▼
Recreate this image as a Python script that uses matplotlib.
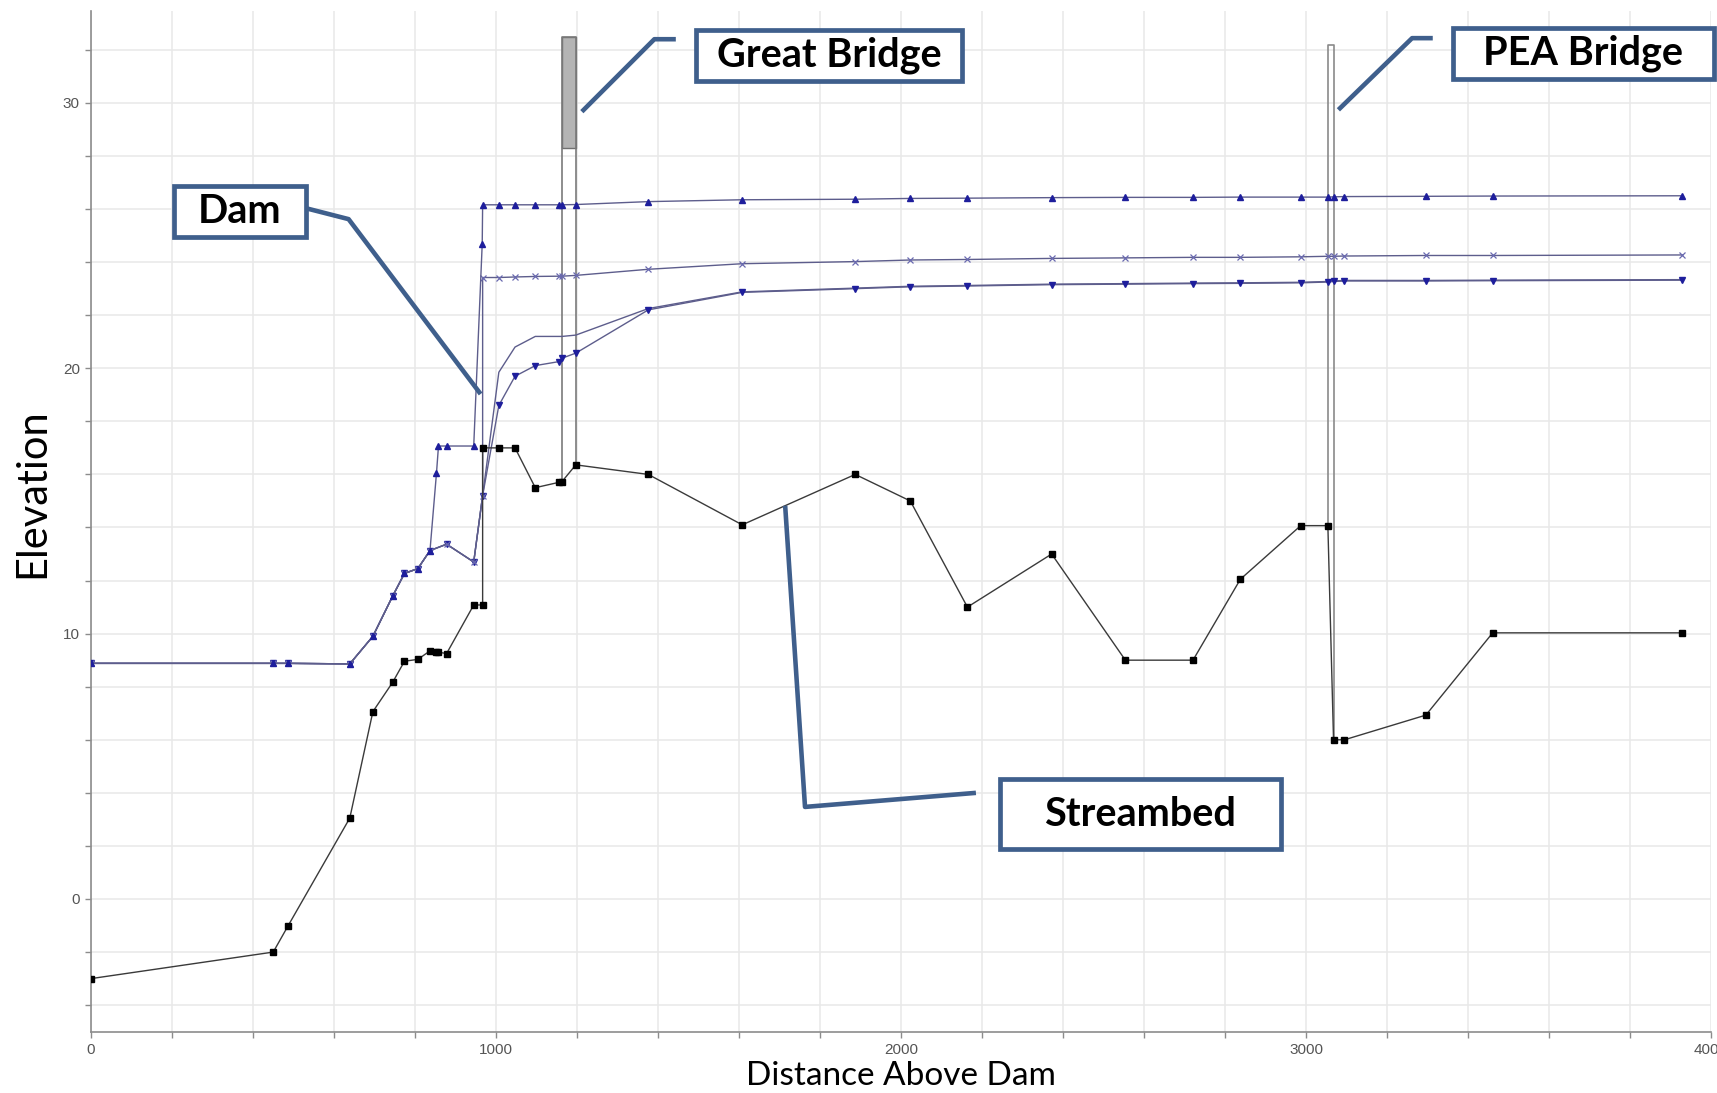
import matplotlib.pyplot as plt
from matplotlib.patches import Rectangle
from matplotlib.ticker import MultipleLocator

# River stations (distance above dam) and streambed elevation
bed_x = [0, 450, 487, 639, 696, 745, 774, 807, 837, 853, 858, 878, 945, 967, 967,
         1007, 1047, 1097, 1155, 1163, 1197, 1376, 1608, 1887, 2023, 2164, 2372,
         2554, 2721, 2838, 2987, 3054, 3068, 3095, 3296, 3461, 3929]
bed_z = [-3.0, -2.0, -1.0, 3.05, 7.06, 8.17, 8.96, 9.03, 9.35, 9.3, 9.3, 9.25, 11.08, 11.08, 17.0,
         17.0, 17.0, 15.5, 15.7, 15.73, 16.36, 16.0, 14.1, 16.0, 15.0, 11.0, 13.0,
         9.0, 9.0, 12.05, 14.07, 14.07, 6.0, 6.0, 6.93, 10.03, 10.03]

# water surface below the dam (same for every profile)
ds_x = [0, 450, 487, 639, 696, 745, 774, 807, 837]
ds_ws = [8.88, 8.88, 8.88, 8.86, 9.9, 11.42, 12.27, 12.45, 13.13]

# stations above the dam
up_x = [1007, 1047, 1097, 1155, 1163, 1197, 1376, 1608, 1887, 2023, 2164, 2372,
        2554, 2721, 2838, 2987, 3054, 3068, 3095, 3296, 3461, 3929]

# profile 1 (highest flow)
p1_x = ds_x + [853, 858, 878, 945, 966, 967] + up_x
p1_z = ds_ws + [16.04, 17.07, 17.07, 17.07, 24.7, 26.16] + \
    [26.16, 26.16, 26.16, 26.16, 26.16, 26.17, 26.28, 26.35, 26.37, 26.4, 26.41,
     26.43, 26.44, 26.44, 26.45, 26.45, 26.45, 26.46, 26.47, 26.48, 26.49, 26.5]

# profile 2
p2_x = ds_x + [878, 945, 967, 967] + up_x
p2_z = ds_ws + [13.37, 12.7, 15.2, 23.42] + \
    [23.42, 23.44, 23.46, 23.47, 23.47, 23.5, 23.73, 23.94, 24.02, 24.08, 24.1,
     24.14, 24.16, 24.18, 24.18, 24.2, 24.22, 24.22, 24.23, 24.25, 24.25, 24.27]

# profile 3
p3_x = ds_x + [878, 945, 967] + up_x
p3_z = ds_ws + [13.37, 12.7, 15.2] + \
    [18.6, 19.7, 20.1, 20.25, 20.38, 20.57, 22.2, 22.86, 23.0, 23.07, 23.1,
     23.15, 23.17, 23.19, 23.2, 23.22, 23.25, 23.27, 23.29, 23.29, 23.3, 23.32]

# profile 4 (no markers)
p4_x = ds_x + [878, 945, 967] + up_x
p4_z = ds_ws + [13.37, 12.7, 15.2] + \
    [19.85, 20.8, 21.2, 21.2, 21.2, 21.25, 22.25, 22.88, 23.02, 23.09, 23.12,
     23.17, 23.19, 23.21, 23.22, 23.24, 23.27, 23.29, 23.31, 23.31, 23.32, 23.34]

# bridges: face stations, low chord of faces, deck
great_x = [1163, 1197]
great_low = [15.73, 16.36]
great_deck = [28.3, 32.5]
pea_x = [3054, 3068]
pea_low = [14.07, 6.0]
pea_top = 32.2

fig = plt.figure(figsize=(17.17, 10.93), dpi=100)
ax = fig.add_axes([0.053, 0.0561, 0.9435, 0.934])

ax.set_xlim(0, 4000)
ax.set_ylim(-5, 33.47)
ax.xaxis.set_major_locator(MultipleLocator(1000))
ax.xaxis.set_minor_locator(MultipleLocator(200))
ax.yaxis.set_major_locator(MultipleLocator(10))
ax.yaxis.set_minor_locator(MultipleLocator(2))
ax.grid(True, which='both', color='#e8e8e8', linewidth=1.1, zorder=0)
ax.set_axisbelow(True)

for s in ['top', 'right']:
    ax.spines[s].set_visible(False)
for s in ['left', 'bottom']:
    ax.spines[s].set_color('#8c8c8c')
    ax.spines[s].set_linewidth(1.2)
ax.tick_params(which='both', direction='out', color='#8c8c8c', length=4, width=1)
ax.tick_params(which='major', labelsize=11, labelcolor='#555555', pad=4)
for lab in ax.get_xticklabels() + ax.get_yticklabels():
    lab.set_family('Liberation Sans')

# bridges
ax.fill_between(great_x, great_deck[0], great_deck[1], facecolor='#b4b4b4',
                edgecolor='#707070', linewidth=1, zorder=2)
ax.plot([great_x[0], great_x[0], great_x[1], great_x[1]],
        [great_low[0], great_deck[1], great_deck[1], great_low[1]],
        color='#7a7a7a', linewidth=1.2, zorder=2)
ax.plot([pea_x[0], pea_x[0], pea_x[1], pea_x[1]],
        [pea_low[0], pea_top, pea_top, pea_low[1]],
        color='#8a8a8a', linewidth=1.2, zorder=2)

# water surface profiles
line_col = '#5d5d8c'
mark_col = '#1e1e9c'
ax.plot(p4_x, p4_z, color=line_col, linewidth=1.0, zorder=3)
ax.plot(p3_x, p3_z, color=line_col, linewidth=1.0, marker='v', markersize=5,
        markerfacecolor=mark_col, markeredgecolor=mark_col, zorder=4)
ax.plot(p2_x, p2_z, color=line_col, linewidth=1.0, marker='x', markersize=4.5,
        markeredgewidth=0.9, markeredgecolor='#6a6ab0', zorder=4)
ax.plot(p1_x, p1_z, color=line_col, linewidth=1.0, marker='^', markersize=5,
        markerfacecolor=mark_col, markeredgecolor=mark_col, zorder=4)

# streambed
ax.plot(bed_x, bed_z, color='#3a3a3a', linewidth=1.0, marker='s', markersize=4,
        markerfacecolor='black', markeredgecolor='black', zorder=5)

ax.set_xlabel('Distance Above Dam', fontsize=24, family='Lato')
ax.set_ylabel('Elevation', fontsize=30, family='Lato')
ax.xaxis.label.set_va('center')
ax.yaxis.label.set_va('center')
ax.xaxis.set_label_coords(0.5, -0.0434)
ax.yaxis.set_label_coords(-0.036, 0.528)

# callout boxes with leader lines
edge = '#3f5f8c'
callouts = [
    ('Dam', (205, 531, 24.93, 26.85), [531, 636, 962], [26.03, 25.62, 19.03]),
    ('Great Bridge', (1495, 2151, 30.83, 32.75), [1212, 1391, 1444], [29.67, 32.4, 32.4]),
    ('PEA Bridge', (3363, 4007, 30.9, 32.82), [3080, 3262, 3313], [29.74, 32.44, 32.44]),
    ('Streambed', (2244, 2938, 1.87, 4.52), [2185, 1763, 1714], [4.0, 3.47, 14.82]),
]
for text, (x0, x1, y0, y1), lx, ly in callouts:
    ax.plot(lx, ly, color=edge, linewidth=3.3, solid_capstyle='butt',
            clip_on=False, zorder=8)
    ax.add_patch(Rectangle((x0, y0), x1 - x0, y1 - y0, facecolor='white',
                           edgecolor=edge, linewidth=3.4, clip_on=False, zorder=9))
    ax.text((x0 + x1) / 2, (y0 + y1) / 2, text, ha='center', va='center',
            fontsize=28.5, fontweight='bold', family='Lato', zorder=10)

fig.savefig('out.png', dpi=100)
▲
Repeat the material verbatim. Do not carry over any picture.

Recreate this image as a Python script that uses matplotlib.
import matplotlib.pyplot as plt
from matplotlib.patches import Rectangle
from matplotlib.ticker import MultipleLocator

# River stations (distance above dam) and streambed elevation
bed_x = [0, 450, 487, 639, 696, 745, 774, 807, 837, 853, 858, 878, 945, 967, 967,
         1007, 1047, 1097, 1155, 1163, 1197, 1376, 1608, 1887, 2023, 2164, 2372,
         2554, 2721, 2838, 2987, 3054, 3068, 3095, 3296, 3461, 3929]
bed_z = [-3.0, -2.0, -1.0, 3.05, 7.06, 8.17, 8.96, 9.03, 9.35, 9.3, 9.3, 9.25, 11.08, 11.08, 17.0,
         17.0, 17.0, 15.5, 15.7, 15.73, 16.36, 16.0, 14.1, 16.0, 15.0, 11.0, 13.0,
         9.0, 9.0, 12.05, 14.07, 14.07, 6.0, 6.0, 6.93, 10.03, 10.03]

# water surface below the dam (same for every profile)
ds_x = [0, 450, 487, 639, 696, 745, 774, 807, 837]
ds_ws = [8.88, 8.88, 8.88, 8.86, 9.9, 11.42, 12.27, 12.45, 13.13]

# stations above the dam
up_x = [1007, 1047, 1097, 1155, 1163, 1197, 1376, 1608, 1887, 2023, 2164, 2372,
        2554, 2721, 2838, 2987, 3054, 3068, 3095, 3296, 3461, 3929]

# profile 1 (highest flow)
p1_x = ds_x + [853, 858, 878, 945, 966, 967] + up_x
p1_z = ds_ws + [16.04, 17.07, 17.07, 17.07, 24.7, 26.16] + \
    [26.16, 26.16, 26.16, 26.16, 26.16, 26.17, 26.28, 26.35, 26.37, 26.4, 26.41,
     26.43, 26.44, 26.44, 26.45, 26.45, 26.45, 26.46, 26.47, 26.48, 26.49, 26.5]

# profile 2
p2_x = ds_x + [878, 945, 967, 967] + up_x
p2_z = ds_ws + [13.37, 12.7, 15.2, 23.42] + \
    [23.42, 23.44, 23.46, 23.47, 23.47, 23.5, 23.73, 23.94, 24.02, 24.08, 24.1,
     24.14, 24.16, 24.18, 24.18, 24.2, 24.22, 24.22, 24.23, 24.25, 24.25, 24.27]

# profile 3
p3_x = ds_x + [878, 945, 967] + up_x
p3_z = ds_ws + [13.37, 12.7, 15.2] + \
    [18.6, 19.7, 20.1, 20.25, 20.38, 20.57, 22.2, 22.86, 23.0, 23.07, 23.1,
     23.15, 23.17, 23.19, 23.2, 23.22, 23.25, 23.27, 23.29, 23.29, 23.3, 23.32]

# profile 4 (no markers)
p4_x = ds_x + [878, 945, 967] + up_x
p4_z = ds_ws + [13.37, 12.7, 15.2] + \
    [19.85, 20.8, 21.2, 21.2, 21.2, 21.25, 22.25, 22.88, 23.02, 23.09, 23.12,
     23.17, 23.19, 23.21, 23.22, 23.24, 23.27, 23.29, 23.31, 23.31, 23.32, 23.34]

# bridges: face stations, low chord of faces, deck
great_x = [1163, 1197]
great_low = [15.73, 16.36]
great_deck = [28.3, 32.5]
pea_x = [3054, 3068]
pea_low = [14.07, 6.0]
pea_top = 32.2

fig = plt.figure(figsize=(17.17, 10.93), dpi=100)
ax = fig.add_axes([0.053, 0.0561, 0.9435, 0.934])

ax.set_xlim(0, 4000)
ax.set_ylim(-5, 33.47)
ax.xaxis.set_major_locator(MultipleLocator(1000))
ax.xaxis.set_minor_locator(MultipleLocator(200))
ax.yaxis.set_major_locator(MultipleLocator(10))
ax.yaxis.set_minor_locator(MultipleLocator(2))
ax.grid(True, which='both', color='#e8e8e8', linewidth=1.1, zorder=0)
ax.set_axisbelow(True)

for s in ['top', 'right']:
    ax.spines[s].set_visible(False)
for s in ['left', 'bottom']:
    ax.spines[s].set_color('#8c8c8c')
    ax.spines[s].set_linewidth(1.2)
ax.tick_params(which='both', direction='out', color='#8c8c8c', length=4, width=1)
ax.tick_params(which='major', labelsize=11, labelcolor='#555555', pad=4)
for lab in ax.get_xticklabels() + ax.get_yticklabels():
    lab.set_family('Liberation Sans')

# bridges
ax.fill_between(great_x, great_deck[0], great_deck[1], facecolor='#b4b4b4',
                edgecolor='#707070', linewidth=1, zorder=2)
ax.plot([great_x[0], great_x[0], great_x[1], great_x[1]],
        [great_low[0], great_deck[1], great_deck[1], great_low[1]],
        color='#7a7a7a', linewidth=1.2, zorder=2)
ax.plot([pea_x[0], pea_x[0], pea_x[1], pea_x[1]],
        [pea_low[0], pea_top, pea_top, pea_low[1]],
        color='#8a8a8a', linewidth=1.2, zorder=2)

# water surface profiles
line_col = '#5d5d8c'
mark_col = '#1e1e9c'
ax.plot(p4_x, p4_z, color=line_col, linewidth=1.0, zorder=3)
ax.plot(p3_x, p3_z, color=line_col, linewidth=1.0, marker='v', markersize=5,
        markerfacecolor=mark_col, markeredgecolor=mark_col, zorder=4)
ax.plot(p2_x, p2_z, color=line_col, linewidth=1.0, marker='x', markersize=4.5,
        markeredgewidth=0.9, markeredgecolor='#6a6ab0', zorder=4)
ax.plot(p1_x, p1_z, color=line_col, linewidth=1.0, marker='^', markersize=5,
        markerfacecolor=mark_col, markeredgecolor=mark_col, zorder=4)

# streambed
ax.plot(bed_x, bed_z, color='#3a3a3a', linewidth=1.0, marker='s', markersize=4,
        markerfacecolor='black', markeredgecolor='black', zorder=5)

ax.set_xlabel('Distance Above Dam', fontsize=24, family='Lato')
ax.set_ylabel('Elevation', fontsize=30, family='Lato')
ax.xaxis.label.set_va('center')
ax.yaxis.label.set_va('center')
ax.xaxis.set_label_coords(0.5, -0.0434)
ax.yaxis.set_label_coords(-0.036, 0.528)

# callout boxes with leader lines
edge = '#3f5f8c'
callouts = [
    ('Dam', (205, 531, 24.93, 26.85), [531, 636, 962], [26.03, 25.62, 19.03]),
    ('Great Bridge', (1495, 2151, 30.83, 32.75), [1212, 1391, 1444], [29.67, 32.4, 32.4]),
    ('PEA Bridge', (3363, 4007, 30.9, 32.82), [3080, 3262, 3313], [29.74, 32.44, 32.44]),
    ('Streambed', (2244, 2938, 1.87, 4.52), [2185, 1763, 1714], [4.0, 3.47, 14.82]),
]
for text, (x0, x1, y0, y1), lx, ly in callouts:
    ax.plot(lx, ly, color=edge, linewidth=3.3, solid_capstyle='butt',
            clip_on=False, zorder=8)
    ax.add_patch(Rectangle((x0, y0), x1 - x0, y1 - y0, facecolor='white',
                           edgecolor=edge, linewidth=3.4, clip_on=False, zorder=9))
    ax.text((x0 + x1) / 2, (y0 + y1) / 2, text, ha='center', va='center',
            fontsize=28.5, fontweight='bold', family='Lato', zorder=10)

fig.savefig('out.png', dpi=100)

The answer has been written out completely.